▶ [Your task] From the first line of the listing below to the line with "YAxis, Cell, LabelList", print each line exactly, and nothing more. Leave out the pictures.

▶ [Collected data]
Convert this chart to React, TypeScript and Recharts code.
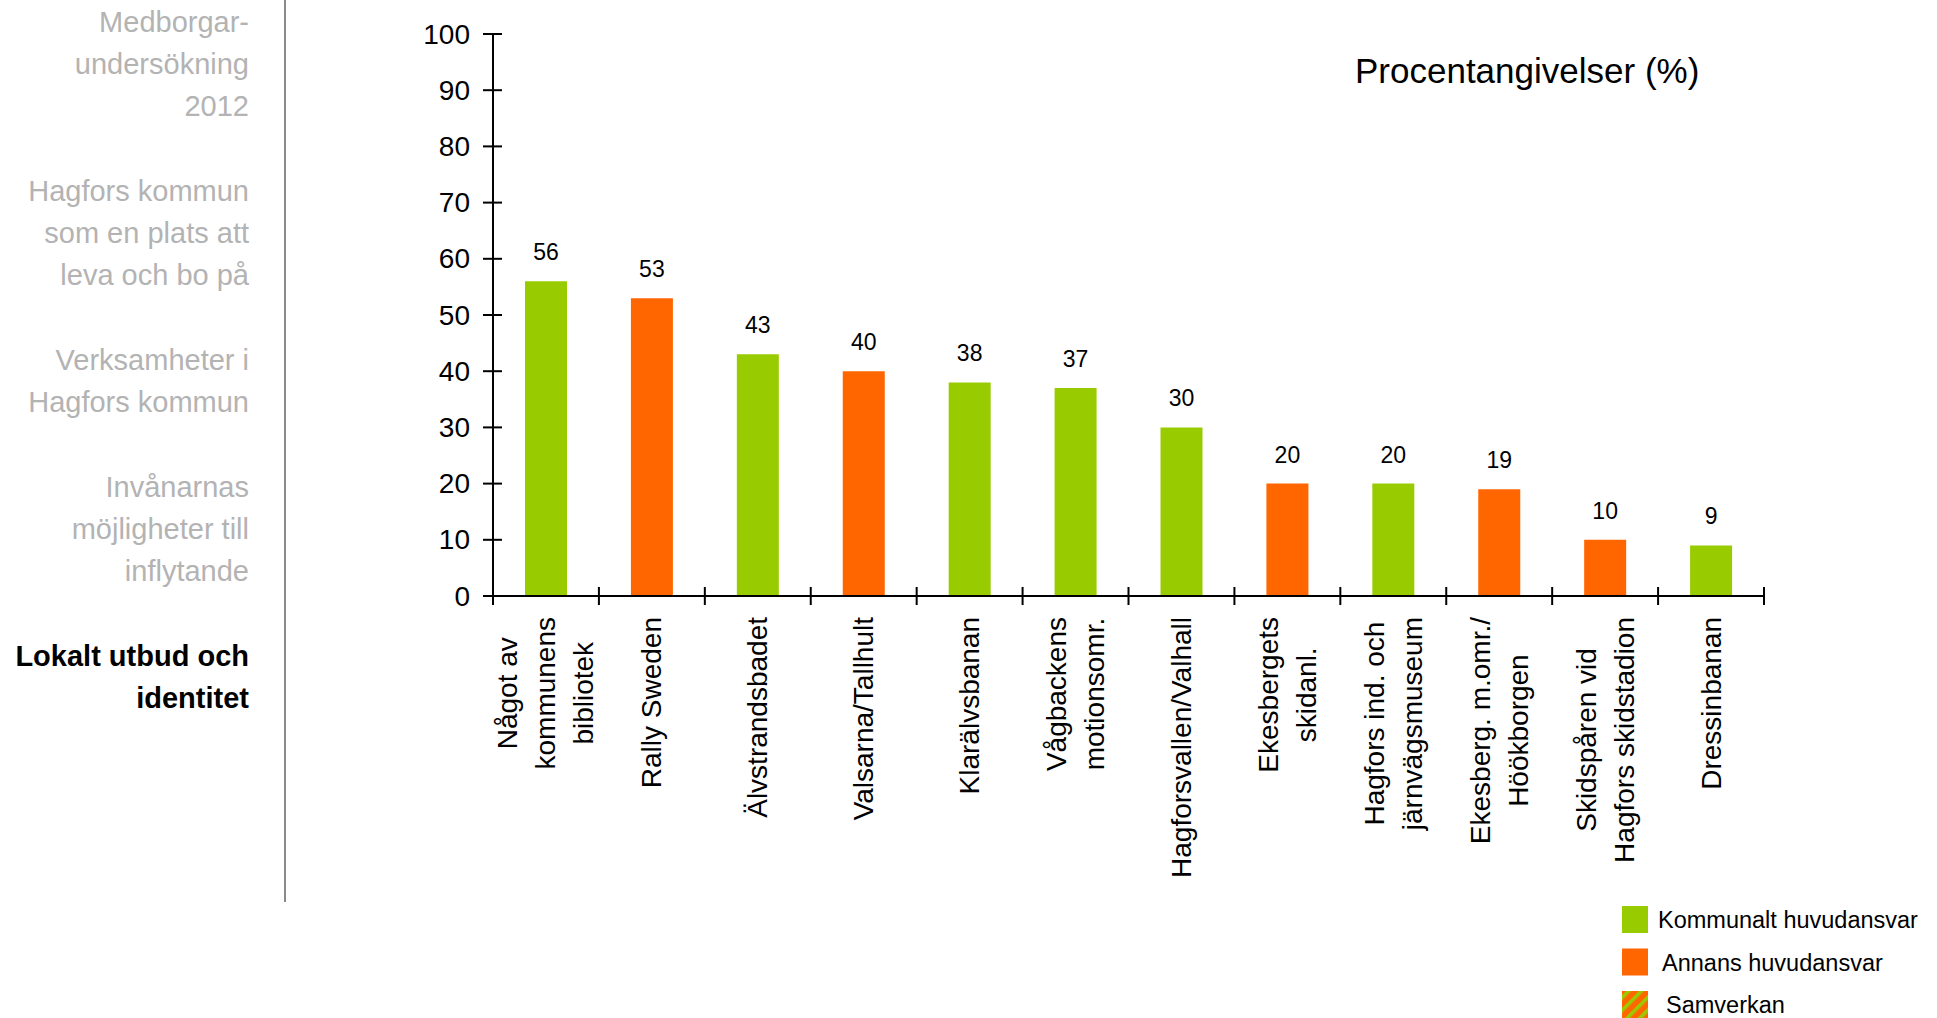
import { BarChart, Bar, XAxis, YAxis, Cell, LabelList } from "recharts"

// categories (line breaks as in the original axis labels)
const categories = [
  "Något av\nkommunens\nbibliotek",
  "Rally Sweden",
  "Älvstrandsbadet",
  "Valsarna/Tallhult",
  "Klarälvsbanan",
  "Vågbackens\nmotionsomr.",
  "Hagforsvallen/Valhall",
  "Ekesbergets\nskidanl.",
  "Hagfors ind. och\njärnvägsmuseum",
  "Ekesberg. m.omr./\nHöökborgen",
  "Skidspåren vid\nHagfors skidstadion",
  "Dressinbanan",
]
const percentages = [56, 53, 43, 40, 38, 37, 30, 20, 20, 19, 10, 9]
// who is responsible: "k" = kommunalt, "a" = annans
const owners = ["k", "a", "k", "a", "k", "k", "k", "a", "k", "a", "a", "k"]
const yTicks = [0, 10, 20, 30, 40, 50, 60, 70, 80, 90, 100]

const legendItems = [
  { key: "k", label: "Kommunalt huvudansvar" },
  { key: "a", label: "Annans huvudansvar" },
  { key: "s", label: "Samverkan" },
]

const sidebar = [
  { lines: ["Medborgar-", "undersökning", "2012"], active: false },
  { lines: ["Hagfors kommun", "som en plats att", "leva och bo på"], active: false },
  { lines: ["Verksamheter i", "Hagfors kommun"], active: false },
  { lines: ["Invånarnas", "möjligheter till", "inflytande"], active: false },
  { lines: ["Lokalt utbud och", "identitet"], active: true },
]
const sidebarTops = [1, 170, 339, 466, 635]

const title = "Procentangivelser (%)"

const GREEN = "#99CC00"
const ORANGE = "#FF6600"
const colorOf = { k: GREEN, a: ORANGE }
const FONT = '"Liberation Sans", Arial, Helvetica, sans-serif'

const data = categories.map((name, i) => ({ name, value: percentages[i], owner: owners[i] }))

const W = 1937
const H = 1018
const margin = { top: 34, right: 173, bottom: 392, left: 413 }
const Y_AXIS_W = 80
const BAND = (W - margin.left - Y_AXIS_W - margin.right) / categories.length

let ctx: CanvasRenderingContext2D | null = null
function textWidth(s: string, font: string) {
  if (!ctx) ctx = document.createElement("canvas").getContext("2d")
  if (!ctx) return s.length * 14
  ctx.font = font
  return ctx.measureText(s).width
}

function XTick(props: any) {
  const { x, y, payload, index } = props
  const lines = String(payload.value).split("\n")
  const maxW = Math.max(...lines.map((l) => textWidth(l, `28px ${FONT}`)))
  const cy = y + 21 + maxW / 2
  return (
    <g>
      <line x1={x - BAND / 2} x2={x - BAND / 2} y1={y - 9} y2={y + 9} stroke="#000" strokeWidth={2} />
      {index === categories.length - 1 && (
        <line x1={x + BAND / 2} x2={x + BAND / 2} y1={y - 9} y2={y + 9} stroke="#000" strokeWidth={2} />
      )}
      {lines.map((l, i) => (
        <text
          key={i}
          transform={`translate(${x + (i - (lines.length - 1) / 2) * 38}, ${cy}) rotate(-90)`}
          textAnchor="middle"
          dominantBaseline="central"
          fontSize={28}
          fontFamily={FONT}
          fill="#000"
        >
          {l}
        </text>
      ))}
    </g>
  )
}

function YTick(props: any) {
  const { x, y, payload } = props
  return (
    <g>
      <line x1={x - 10} x2={x + 9} y1={y} y2={y} stroke="#000" strokeWidth={2} />
      <text x={x - 23} y={y} textAnchor="end" dominantBaseline="central" fontSize={28} fontFamily={FONT} fill="#000">
        {payload.value}
      </text>
    </g>
  )
}

export default function App() {
  return (
    <div style={{ position: "absolute", left: 0, top: 0, width: W, height: H, background: "#fff", fontFamily: FONT }}>
      {sidebar.map((s, i) => (
        <div
          key={i}
          style={{
            position: "absolute",
            left: 0,
            width: 249,
            top: sidebarTops[i],
            textAlign: "right",
            fontSize: 29,
            lineHeight: "42px",
            color: s.active ? "#000" : "#b3b3b3",
            fontWeight: s.active ? "bold" : "normal",
          }}
        >
          {s.lines.map((l, j) => (
            <div key={j}>{l}</div>
          ))}
        </div>
      ))}
      <div style={{ position: "absolute", left: 284, top: 0, width: 2, height: 902, background: "#8a8a8a" }} />

      <div style={{ position: "absolute", left: 1355, top: 51, fontSize: 35, lineHeight: "40px", color: "#000" }}>
        {title}
      </div>

      <div style={{ position: "absolute", left: 0, top: 0 }}>
        <BarChart width={W} height={H} data={data} margin={margin} barSize={42}>
          <XAxis
            dataKey="name"
            interval={0}
            height={30}
            tickSize={0}
            tickMargin={0}
            tickLine={false}
            axisLine={{ stroke: "#000", strokeWidth: 2 }}
            tick={<XTick />}
          />
          <YAxis
            domain={[0, 100]}
            ticks={yTicks}
            width={Y_AXIS_W}
            tickSize={0}
            tickMargin={0}
            tickLine={false}
            axisLine={{ stroke: "#000", strokeWidth: 2 }}
            tick={<YTick />}
          />
          <Bar dataKey="value" isAnimationActive={false}>
            {data.map((d, i) => (
              <Cell key={i} fill={colorOf[d.owner as "k" | "a"]} />
            ))}
            <LabelList dataKey="value" position="top" offset={21} fontSize={23} fontFamily={FONT} fill="#000" />
          </Bar>
        </BarChart>
      </div>

      <svg style={{ position: "absolute", left: 1600, top: 890 }} width={337} height={128}>
        <defs>
          <pattern id="samverkan" width={9} height={9} patternUnits="userSpaceOnUse" patternTransform="rotate(45)">
            <rect width={9} height={9} fill={ORANGE} />
            <rect width={3.5} height={9} fill={GREEN} />
          </pattern>
        </defs>
        {legendItems.map((it, i) => {
          const top = 16 + i * 42.5
          const fill = it.key === "s" ? "url(#samverkan)" : colorOf[it.key as "k" | "a"]
          return (
            <g key={it.key}>
              <rect x={22} y={top} width={26} height={27} fill={fill} />
              <text x={58 + i * 4} y={top + 14} dominantBaseline="central" fontSize={23.5} fontFamily={FONT} fill="#000">
                {it.label}
              </text>
            </g>
          )
        })}
      </svg>
    </div>
  )
}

▶ [Output of the task]
Convert this chart to React, TypeScript and Recharts code.
import { BarChart, Bar, XAxis, YAxis, Cell, LabelList } from "recharts"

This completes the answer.